## Written instruction
From the top of the entries, reproduce each line exactly, stopping after the line that contains "plt.rcParams['font.family'] = ['Roboto', 'DejaVu". Omit pictures.

## Excerpted data
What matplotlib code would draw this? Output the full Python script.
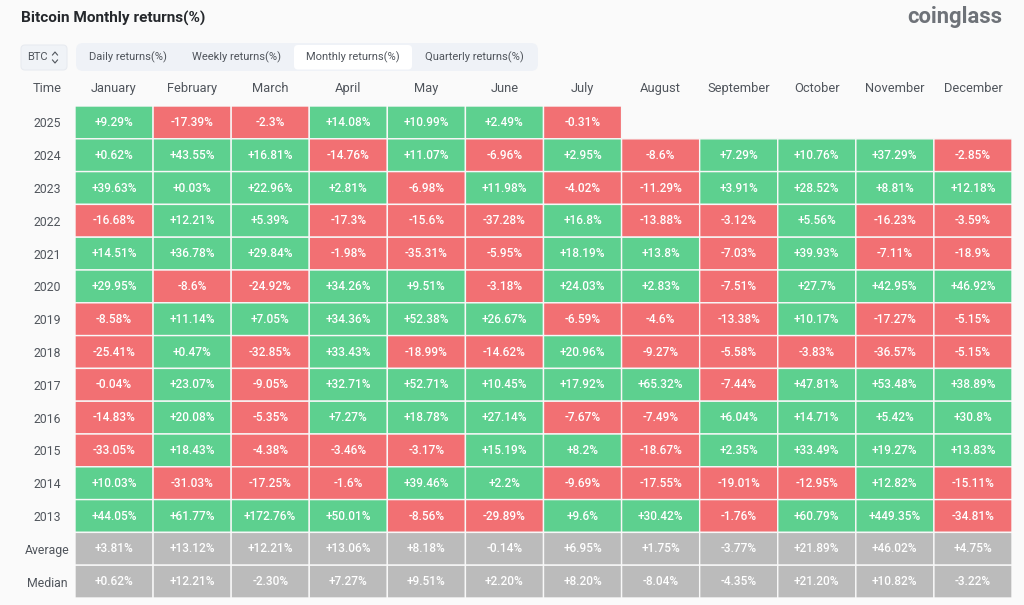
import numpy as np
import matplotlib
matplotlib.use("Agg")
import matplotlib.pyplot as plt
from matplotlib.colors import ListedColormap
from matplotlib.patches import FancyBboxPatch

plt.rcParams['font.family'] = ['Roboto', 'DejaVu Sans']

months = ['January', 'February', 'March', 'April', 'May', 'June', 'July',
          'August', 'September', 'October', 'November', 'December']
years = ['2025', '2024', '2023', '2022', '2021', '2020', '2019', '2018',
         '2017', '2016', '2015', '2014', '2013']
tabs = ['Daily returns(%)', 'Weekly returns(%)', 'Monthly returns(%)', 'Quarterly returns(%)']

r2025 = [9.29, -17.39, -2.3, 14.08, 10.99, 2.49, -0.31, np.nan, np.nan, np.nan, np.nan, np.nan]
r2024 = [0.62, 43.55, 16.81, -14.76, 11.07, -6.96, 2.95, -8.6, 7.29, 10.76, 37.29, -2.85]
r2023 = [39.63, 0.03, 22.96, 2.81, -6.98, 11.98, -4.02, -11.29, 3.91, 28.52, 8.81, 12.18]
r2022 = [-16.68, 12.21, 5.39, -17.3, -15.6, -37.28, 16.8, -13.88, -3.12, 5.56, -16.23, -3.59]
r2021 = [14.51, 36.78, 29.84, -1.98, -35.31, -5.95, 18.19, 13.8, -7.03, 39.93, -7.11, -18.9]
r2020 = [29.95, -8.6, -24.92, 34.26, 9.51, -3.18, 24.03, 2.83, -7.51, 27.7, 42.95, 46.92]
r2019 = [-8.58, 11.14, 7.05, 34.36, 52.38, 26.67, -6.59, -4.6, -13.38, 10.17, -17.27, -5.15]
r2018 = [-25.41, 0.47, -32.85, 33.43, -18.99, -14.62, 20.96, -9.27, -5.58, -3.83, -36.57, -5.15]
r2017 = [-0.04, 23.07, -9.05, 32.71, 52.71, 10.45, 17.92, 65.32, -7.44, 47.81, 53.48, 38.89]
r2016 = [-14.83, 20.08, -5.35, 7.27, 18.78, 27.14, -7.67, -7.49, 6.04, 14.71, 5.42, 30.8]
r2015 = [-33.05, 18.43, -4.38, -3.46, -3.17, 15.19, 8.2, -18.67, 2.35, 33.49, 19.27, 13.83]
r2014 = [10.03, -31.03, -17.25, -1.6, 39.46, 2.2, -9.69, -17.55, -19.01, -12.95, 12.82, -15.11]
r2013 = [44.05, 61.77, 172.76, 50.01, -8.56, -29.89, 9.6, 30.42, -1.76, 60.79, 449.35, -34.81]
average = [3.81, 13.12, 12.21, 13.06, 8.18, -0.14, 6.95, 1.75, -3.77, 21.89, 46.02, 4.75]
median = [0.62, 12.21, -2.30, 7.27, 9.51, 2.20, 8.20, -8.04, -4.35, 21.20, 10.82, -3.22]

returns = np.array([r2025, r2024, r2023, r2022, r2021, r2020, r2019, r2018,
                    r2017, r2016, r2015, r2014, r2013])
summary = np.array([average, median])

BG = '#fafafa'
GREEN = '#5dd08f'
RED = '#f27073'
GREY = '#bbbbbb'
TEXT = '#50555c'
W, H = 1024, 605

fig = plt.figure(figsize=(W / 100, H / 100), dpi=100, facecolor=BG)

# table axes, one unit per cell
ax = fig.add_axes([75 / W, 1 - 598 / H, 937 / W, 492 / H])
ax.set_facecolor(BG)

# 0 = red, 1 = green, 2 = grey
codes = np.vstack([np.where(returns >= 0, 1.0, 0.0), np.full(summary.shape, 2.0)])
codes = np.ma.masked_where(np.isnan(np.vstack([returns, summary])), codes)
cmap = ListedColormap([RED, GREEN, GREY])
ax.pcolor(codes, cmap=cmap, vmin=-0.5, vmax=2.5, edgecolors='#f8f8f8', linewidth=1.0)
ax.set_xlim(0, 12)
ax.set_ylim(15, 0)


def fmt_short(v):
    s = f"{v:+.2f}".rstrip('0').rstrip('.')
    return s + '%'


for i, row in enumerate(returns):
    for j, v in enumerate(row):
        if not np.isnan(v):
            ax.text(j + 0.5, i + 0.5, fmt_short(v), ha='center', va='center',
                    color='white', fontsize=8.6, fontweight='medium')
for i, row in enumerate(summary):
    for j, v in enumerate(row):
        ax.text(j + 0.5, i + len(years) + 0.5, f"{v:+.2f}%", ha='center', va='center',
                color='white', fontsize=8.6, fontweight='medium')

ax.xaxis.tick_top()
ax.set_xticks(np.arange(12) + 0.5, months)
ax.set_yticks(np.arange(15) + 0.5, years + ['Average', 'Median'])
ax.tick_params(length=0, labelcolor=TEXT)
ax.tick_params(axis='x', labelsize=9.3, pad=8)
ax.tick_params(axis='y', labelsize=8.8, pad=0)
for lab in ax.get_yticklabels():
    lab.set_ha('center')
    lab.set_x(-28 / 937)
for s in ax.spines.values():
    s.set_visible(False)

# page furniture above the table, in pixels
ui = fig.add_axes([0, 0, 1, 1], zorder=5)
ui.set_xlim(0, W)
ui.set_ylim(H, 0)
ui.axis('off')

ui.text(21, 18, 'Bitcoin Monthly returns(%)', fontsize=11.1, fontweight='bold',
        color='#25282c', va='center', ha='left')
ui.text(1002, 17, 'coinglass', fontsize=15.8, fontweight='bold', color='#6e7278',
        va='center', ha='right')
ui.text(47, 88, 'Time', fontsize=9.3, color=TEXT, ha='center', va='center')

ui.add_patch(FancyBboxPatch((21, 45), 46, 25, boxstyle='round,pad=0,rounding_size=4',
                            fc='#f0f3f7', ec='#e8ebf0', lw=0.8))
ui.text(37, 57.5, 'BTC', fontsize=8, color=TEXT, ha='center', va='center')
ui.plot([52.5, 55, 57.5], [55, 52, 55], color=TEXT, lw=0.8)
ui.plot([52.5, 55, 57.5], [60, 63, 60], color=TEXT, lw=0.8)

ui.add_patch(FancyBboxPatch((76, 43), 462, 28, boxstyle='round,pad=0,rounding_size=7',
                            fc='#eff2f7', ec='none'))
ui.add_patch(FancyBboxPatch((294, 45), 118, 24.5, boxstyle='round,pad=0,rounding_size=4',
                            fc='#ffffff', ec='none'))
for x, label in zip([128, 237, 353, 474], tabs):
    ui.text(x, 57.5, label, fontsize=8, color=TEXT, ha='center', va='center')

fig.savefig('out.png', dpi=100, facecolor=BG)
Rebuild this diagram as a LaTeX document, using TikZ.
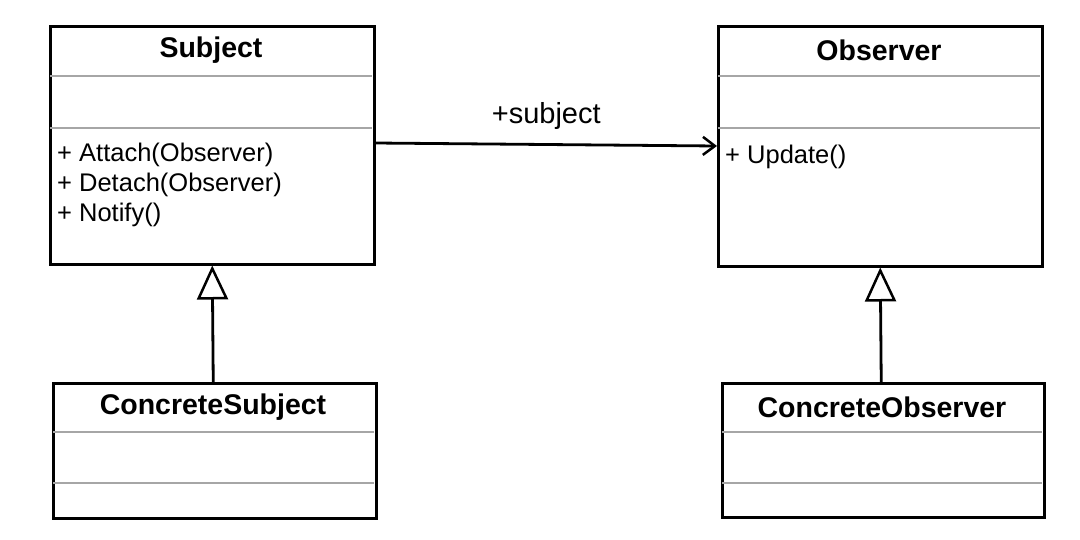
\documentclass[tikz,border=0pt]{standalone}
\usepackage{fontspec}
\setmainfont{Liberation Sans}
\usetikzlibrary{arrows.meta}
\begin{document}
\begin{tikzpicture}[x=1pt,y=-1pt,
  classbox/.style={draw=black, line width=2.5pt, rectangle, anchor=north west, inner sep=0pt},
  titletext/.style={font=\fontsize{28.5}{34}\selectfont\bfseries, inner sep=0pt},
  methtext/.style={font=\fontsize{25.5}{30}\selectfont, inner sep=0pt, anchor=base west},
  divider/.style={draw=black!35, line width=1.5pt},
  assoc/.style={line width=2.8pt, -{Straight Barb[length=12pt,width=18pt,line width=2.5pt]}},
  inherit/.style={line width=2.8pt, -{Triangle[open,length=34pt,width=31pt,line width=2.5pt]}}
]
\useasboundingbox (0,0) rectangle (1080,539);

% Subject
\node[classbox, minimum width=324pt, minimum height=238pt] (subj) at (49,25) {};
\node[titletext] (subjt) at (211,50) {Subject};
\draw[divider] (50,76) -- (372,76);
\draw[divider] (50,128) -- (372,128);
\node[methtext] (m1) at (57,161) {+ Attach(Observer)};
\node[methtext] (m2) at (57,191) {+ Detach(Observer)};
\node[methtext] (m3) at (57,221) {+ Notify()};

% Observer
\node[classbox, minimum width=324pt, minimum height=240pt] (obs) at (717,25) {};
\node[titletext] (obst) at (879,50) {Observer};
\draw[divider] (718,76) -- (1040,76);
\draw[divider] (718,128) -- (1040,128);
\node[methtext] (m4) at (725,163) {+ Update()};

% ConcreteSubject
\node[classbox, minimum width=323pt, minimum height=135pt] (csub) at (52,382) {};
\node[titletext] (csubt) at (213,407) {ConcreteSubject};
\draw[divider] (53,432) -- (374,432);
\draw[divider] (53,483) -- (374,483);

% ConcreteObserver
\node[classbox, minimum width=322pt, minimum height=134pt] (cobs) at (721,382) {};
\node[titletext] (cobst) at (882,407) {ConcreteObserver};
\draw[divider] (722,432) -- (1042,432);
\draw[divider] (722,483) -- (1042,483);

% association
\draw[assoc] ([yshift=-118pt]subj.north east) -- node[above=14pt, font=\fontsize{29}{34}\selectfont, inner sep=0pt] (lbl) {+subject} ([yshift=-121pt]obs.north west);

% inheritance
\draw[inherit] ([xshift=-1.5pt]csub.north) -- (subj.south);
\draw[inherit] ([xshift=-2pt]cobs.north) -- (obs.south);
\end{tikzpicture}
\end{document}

## Finished answer
What matplotlib code would draw this? Output the full Python script.
import numpy as np
import matplotlib
matplotlib.use("Agg")
import matplotlib.pyplot as plt
from matplotlib.colors import ListedColormap
from matplotlib.patches import FancyBboxPatch

plt.rcParams['font.family'] = ['Roboto', 'DejaVu Sans']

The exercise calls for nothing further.